### EXERCISE BRIEF
Transcribe the data in full and exactly, omitting any pictures.

### DATA EXCERPT
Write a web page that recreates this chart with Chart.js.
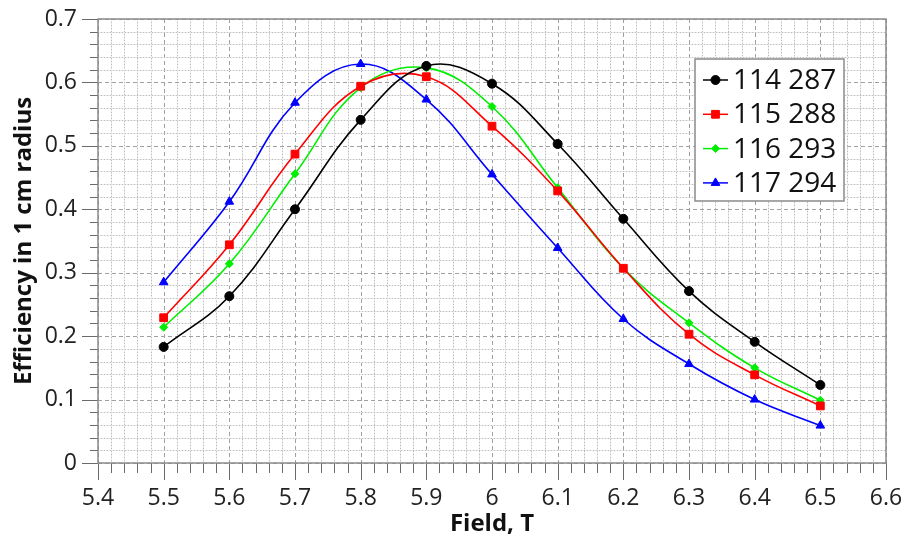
<!DOCTYPE html>
<html>
<head>
<meta charset="utf-8">
<script src="https://cdn.jsdelivr.net/npm/chart.js@4.4.1/dist/chart.umd.min.js"></script>
<style>
html, body { margin: 0; padding: 0; background: #fff; }
</style>
</head>
<body>
<canvas id="myChart" width="904" height="541"></canvas>
<script>
// field values (T)
const fields = [5.5, 5.6, 5.7, 5.8, 5.9, 6.0, 6.1, 6.2, 6.3, 6.4, 6.5];

const seriesNames = ['114 287', '115 288', '116 293', '117 294'];
const eff114 = [0.183, 0.263, 0.400, 0.541, 0.626, 0.598, 0.503, 0.385, 0.271, 0.191, 0.123];
const eff115 = [0.229, 0.344, 0.487, 0.594, 0.609, 0.531, 0.429, 0.307, 0.203, 0.139, 0.090];
const eff116 = [0.214, 0.314, 0.456, 0.592, 0.623, 0.562, 0.434, 0.307, 0.221, 0.150, 0.099];
const eff117 = [0.285, 0.412, 0.568, 0.629, 0.573, 0.455, 0.339, 0.227, 0.156, 0.100, 0.059];

const colors = ['#000000', '#ff0000', '#00ee00', '#0000ff'];
const markers = ['circle', 'rect', 'rectRot', 'triangle'];
const markerSizes = [4.5, 5.5, 4, 5];

const allSeries = [eff114, eff115, eff116, eff117];

function toPoints(vals) {
  return vals.map((v, i) => ({ x: fields[i], y: v }));
}

function fmt(v) {
  return Number(v.toFixed(1)).toString();
}

// grid, minor ticks and frame, drawn from the scales
const gridPlugin = {
  id: 'gridPlugin',
  beforeDatasetsDraw(chart) {
    const { ctx, chartArea: a, scales } = chart;
    const x = scales.x, y = scales.y;
    ctx.save();
    // x lines, every 0.02
    for (let i = 0; i <= 60; i++) {
      const v = 5.4 + i * 0.02;
      const px = Math.round(x.getPixelForValue(v)) + 0.5;
      const major = i % 5 === 0;
      ctx.lineWidth = 1;
      if (major) {
        ctx.strokeStyle = '#a0a0a0';
        ctx.setLineDash([4, 3]);
      } else {
        ctx.strokeStyle = '#e8e8e8';
        ctx.setLineDash([]);
        ctx.beginPath(); ctx.moveTo(px, a.top); ctx.lineTo(px, a.bottom); ctx.stroke();
        ctx.strokeStyle = '#bdbdbd';
        ctx.setLineDash([1, 2]);
      }
      ctx.beginPath(); ctx.moveTo(px, a.top); ctx.lineTo(px, a.bottom); ctx.stroke();
      // outer tick
      ctx.setLineDash([]);
      ctx.strokeStyle = '#6a6a6a';
      ctx.beginPath(); ctx.moveTo(px, a.bottom); ctx.lineTo(px, a.bottom + (major ? 17 : 10)); ctx.stroke();
    }
    // y lines, every 0.02
    for (let i = 0; i <= 35; i++) {
      const v = i * 0.02;
      const py = Math.round(y.getPixelForValue(v)) + 0.5;
      const major = i % 5 === 0;
      ctx.lineWidth = 1;
      if (major) {
        ctx.strokeStyle = '#a0a0a0';
        ctx.setLineDash([4, 3]);
      } else {
        ctx.strokeStyle = '#e8e8e8';
        ctx.setLineDash([]);
        ctx.beginPath(); ctx.moveTo(a.left, py); ctx.lineTo(a.right, py); ctx.stroke();
        ctx.strokeStyle = '#bdbdbd';
        ctx.setLineDash([1, 2]);
      }
      ctx.beginPath(); ctx.moveTo(a.left, py); ctx.lineTo(a.right, py); ctx.stroke();
      ctx.setLineDash([]);
      ctx.strokeStyle = '#6a6a6a';
      ctx.beginPath(); ctx.moveTo(a.left, py); ctx.lineTo(a.left - (major ? 16 : 8), py); ctx.stroke();
    }
    // frame
    ctx.setLineDash([]);
    ctx.strokeStyle = '#8a8a8a';
    ctx.lineWidth = 1.5;
    ctx.strokeRect(a.left, a.top, a.right - a.left, a.bottom - a.top);
    ctx.restore();
  },
  afterDraw(chart) {
    // legend box inside the plot
    const ctx = chart.ctx;
    const bx = 695, by = 59, bw = 149, bh = 142;
    ctx.save();
    ctx.fillStyle = '#fff';
    ctx.fillRect(bx, by, bw, bh);
    ctx.strokeStyle = '#8a8a8a';
    ctx.lineWidth = 1.5;
    ctx.strokeRect(bx, by, bw, bh);
    chart.data.datasets.forEach((ds, i) => {
      const cy = by + 21 + i * 34.3;
      ctx.strokeStyle = ds.borderColor;
      ctx.lineWidth = 1.5;
      ctx.beginPath(); ctx.moveTo(703, cy); ctx.lineTo(728, cy); ctx.stroke();
      ctx.fillStyle = ds.borderColor;
      ctx.lineWidth = 1;
      Chart.helpers.drawPoint(ctx, { pointStyle: ds.pointStyle, radius: ds.pointRadius, rotation: 0, borderWidth: 1 }, 715.5, cy);
      ctx.fillStyle = '#111';
      ctx.font = '28px "Open Sans"';
      ctx.textBaseline = 'middle';
      ctx.fillText(ds.label, 733, cy + 1);
    });
    ctx.restore();
  }
};

const myChart = document.getElementById('myChart');

const lineChart = new Chart(myChart, {
  type: 'line',
  data: {
    datasets: allSeries.map((vals, i) => ({
      label: seriesNames[i],
      data: toPoints(vals),
      borderColor: colors[i],
      backgroundColor: colors[i],
      pointStyle: markers[i],
      pointRadius: markerSizes[i],
      pointBorderWidth: 1,
      borderWidth: 1.6,
      tension: 0.4,
      fill: false
    }))
  },
  options: {
    responsive: false,
    animation: false,
    layout: { padding: { left: 8, top: 0, right: 0, bottom: 0 } },
    plugins: {
      legend: { display: false },
      tooltip: { enabled: false }
    },
    scales: {
      x: {
        type: 'linear',
        min: 5.4,
        max: 6.6,
        grid: { display: false, drawTicks: false },
        border: { display: false },
        ticks: {
          stepSize: 0.1,
          padding: 22,
          color: '#222',
          font: { family: 'Open Sans', size: 23 },
          callback: v => fmt(v),
          autoSkip: false,
          maxRotation: 0
        },
        title: {
          display: true,
          text: 'Field, T',
          color: '#111',
          font: { family: 'Open Sans', size: 24, weight: 'bold' },
          padding: { top: 0, bottom: 2 }
        },
        afterFit(scale) {
          scale.height = 78;
          scale.paddingLeft = 0;
          scale.paddingRight = 18;
        }
      },
      y: {
        min: 0,
        max: 0.7,
        grid: { display: false, drawTicks: false },
        border: { display: false },
        ticks: {
          stepSize: 0.1,
          padding: 21,
          color: '#222',
          font: { family: 'Open Sans', size: 23 },
          callback: v => fmt(v)
        },
        title: {
          display: true,
          text: 'Efficiency in 1 cm radius',
          color: '#111',
          font: { family: 'Open Sans', size: 24, weight: 'bold' },
          padding: { top: 2, bottom: 2 }
        },
        afterFit(scale) {
          scale.width = 90;
          scale.paddingTop = 19;
          scale.paddingBottom = 0;
        }
      }
    }
  },
  plugins: [gridPlugin]
});
</script>
</body>
</html>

### EXERCISE RESPONSE
Write a web page that recreates this chart with Chart.js.
<!DOCTYPE html>
<html>
<head>
<meta charset="utf-8">
<script src="https://cdn.jsdelivr.net/npm/chart.js@4.4.1/dist/chart.umd.min.js"></script>
<style>
html, body { margin: 0; padding: 0; background: #fff; }
</style>
</head>
<body>
<canvas id="myChart" width="904" height="541"></canvas>
<script>
// field values (T)
const fields = [5.5, 5.6, 5.7, 5.8, 5.9, 6.0, 6.1, 6.2, 6.3, 6.4, 6.5];

const seriesNames = ['114 287', '115 288', '116 293', '117 294'];
const eff114 = [0.183, 0.263, 0.400, 0.541, 0.626, 0.598, 0.503, 0.385, 0.271, 0.191, 0.123];
const eff115 = [0.229, 0.344, 0.487, 0.594, 0.609, 0.531, 0.429, 0.307, 0.203, 0.139, 0.090];
const eff116 = [0.214, 0.314, 0.456, 0.592, 0.623, 0.562, 0.434, 0.307, 0.221, 0.150, 0.099];
const eff117 = [0.285, 0.412, 0.568, 0.629, 0.573, 0.455, 0.339, 0.227, 0.156, 0.100, 0.059];

const colors = ['#000000', '#ff0000', '#00ee00', '#0000ff'];
const markers = ['circle', 'rect', 'rectRot', 'triangle'];
const markerSizes = [4.5, 5.5, 4, 5];

const allSeries = [eff114, eff115, eff116, eff117];

function toPoints(vals) {
  return vals.map((v, i) => ({ x: fields[i], y: v }));
}

function fmt(v) {
  return Number(v.toFixed(1)).toString();
}

// grid, minor ticks and frame, drawn from the scales
const gridPlugin = {
  id: 'gridPlugin',
  beforeDatasetsDraw(chart) {
    const { ctx, chartArea: a, scales } = chart;
    const x = scales.x, y = scales.y;
    ctx.save();
    // x lines, every 0.02
    for (let i = 0; i <= 60; i++) {
      const v = 5.4 + i * 0.02;
      const px = Math.round(x.getPixelForValue(v)) + 0.5;
      const major = i % 5 === 0;
      ctx.lineWidth = 1;
      if (major) {
        ctx.strokeStyle = '#a0a0a0';
        ctx.setLineDash([4, 3]);
      } else {
        ctx.strokeStyle = '#e8e8e8';
        ctx.setLineDash([]);
        ctx.beginPath(); ctx.moveTo(px, a.top); ctx.lineTo(px, a.bottom); ctx.stroke();
        ctx.strokeStyle = '#bdbdbd';
        ctx.setLineDash([1, 2]);
      }
      ctx.beginPath(); ctx.moveTo(px, a.top); ctx.lineTo(px, a.bottom); ctx.stroke();
      // outer tick
      ctx.setLineDash([]);
      ctx.strokeStyle = '#6a6a6a';
      ctx.beginPath(); ctx.moveTo(px, a.bottom); ctx.lineTo(px, a.bottom + (major ? 17 : 10)); ctx.stroke();
    }
    // y lines, every 0.02
    for (let i = 0; i <= 35; i++) {
      const v = i * 0.02;
      const py = Math.round(y.getPixelForValue(v)) + 0.5;
      const major = i % 5 === 0;
      ctx.lineWidth = 1;
      if (major) {
        ctx.strokeStyle = '#a0a0a0';
        ctx.setLineDash([4, 3]);
      } else {
        ctx.strokeStyle = '#e8e8e8';
        ctx.setLineDash([]);
        ctx.beginPath(); ctx.moveTo(a.left, py); ctx.lineTo(a.right, py); ctx.stroke();
        ctx.strokeStyle = '#bdbdbd';
        ctx.setLineDash([1, 2]);
      }
      ctx.beginPath(); ctx.moveTo(a.left, py); ctx.lineTo(a.right, py); ctx.stroke();
      ctx.setLineDash([]);
      ctx.strokeStyle = '#6a6a6a';
      ctx.beginPath(); ctx.moveTo(a.left, py); ctx.lineTo(a.left - (major ? 16 : 8), py); ctx.stroke();
    }
    // frame
    ctx.setLineDash([]);
    ctx.strokeStyle = '#8a8a8a';
    ctx.lineWidth = 1.5;
    ctx.strokeRect(a.left, a.top, a.right - a.left, a.bottom - a.top);
    ctx.restore();
  },
  afterDraw(chart) {
    // legend box inside the plot
    const ctx = chart.ctx;
    const bx = 695, by = 59, bw = 149, bh = 142;
    ctx.save();
    ctx.fillStyle = '#fff';
    ctx.fillRect(bx, by, bw, bh);
    ctx.strokeStyle = '#8a8a8a';
    ctx.lineWidth = 1.5;
    ctx.strokeRect(bx, by, bw, bh);
    chart.data.datasets.forEach((ds, i) => {
      const cy = by + 21 + i * 34.3;
      ctx.strokeStyle = ds.borderColor;
      ctx.lineWidth = 1.5;
      ctx.beginPath(); ctx.moveTo(703, cy); ctx.lineTo(728, cy); ctx.stroke();
      ctx.fillStyle = ds.borderColor;
      ctx.lineWidth = 1;
      Chart.helpers.drawPoint(ctx, { pointStyle: ds.pointStyle, radius: ds.pointRadius, rotation: 0, borderWidth: 1 }, 715.5, cy);
      ctx.fillStyle = '#111';
      ctx.font = '28px "Open Sans"';
      ctx.textBaseline = 'middle';
      ctx.fillText(ds.label, 733, cy + 1);
    });
    ctx.restore();
  }
};

const myChart = document.getElementById('myChart');

const lineChart = new Chart(myChart, {
  type: 'line',
  data: {
    datasets: allSeries.map((vals, i) => ({
      label: seriesNames[i],
      data: toPoints(vals),
      borderColor: colors[i],
      backgroundColor: colors[i],
      pointStyle: markers[i],
      pointRadius: markerSizes[i],
      pointBorderWidth: 1,
      borderWidth: 1.6,
      tension: 0.4,
      fill: false
    }))
  },
  options: {
    responsive: false,
    animation: false,
    layout: { padding: { left: 8, top: 0, right: 0, bottom: 0 } },
    plugins: {
      legend: { display: false },
      tooltip: { enabled: false }
    },
    scales: {
      x: {
        type: 'linear',
        min: 5.4,
        max: 6.6,
        grid: { display: false, drawTicks: false },
        border: { display: false },
        ticks: {
          stepSize: 0.1,
          padding: 22,
          color: '#222',
          font: { family: 'Open Sans', size: 23 },
          callback: v => fmt(v),
          autoSkip: false,
          maxRotation: 0
        },
        title: {
          display: true,
          text: 'Field, T',
          color: '#111',
          font: { family: 'Open Sans', size: 24, weight: 'bold' },
          padding: { top: 0, bottom: 2 }
        },
        afterFit(scale) {
          scale.height = 78;
          scale.paddingLeft = 0;
          scale.paddingRight = 18;
        }
      },
      y: {
        min: 0,
        max: 0.7,
        grid: { display: false, drawTicks: false },
        border: { display: false },
        ticks: {
          stepSize: 0.1,
          padding: 21,
          color: '#222',
          font: { family: 'Open Sans', size: 23 },
          callback: v => fmt(v)
        },
        title: {
          display: true,
          text: 'Efficiency in 1 cm radius',
          color: '#111',
          font: { family: 'Open Sans', size: 24, weight: 'bold' },
          padding: { top: 2, bottom: 2 }
        },
        afterFit(scale) {
          scale.width = 90;
          scale.paddingTop = 19;
          scale.paddingBottom = 0;
        }
      }
    }
  },
  plugins: [gridPlugin]
});
</script>
</body>
</html>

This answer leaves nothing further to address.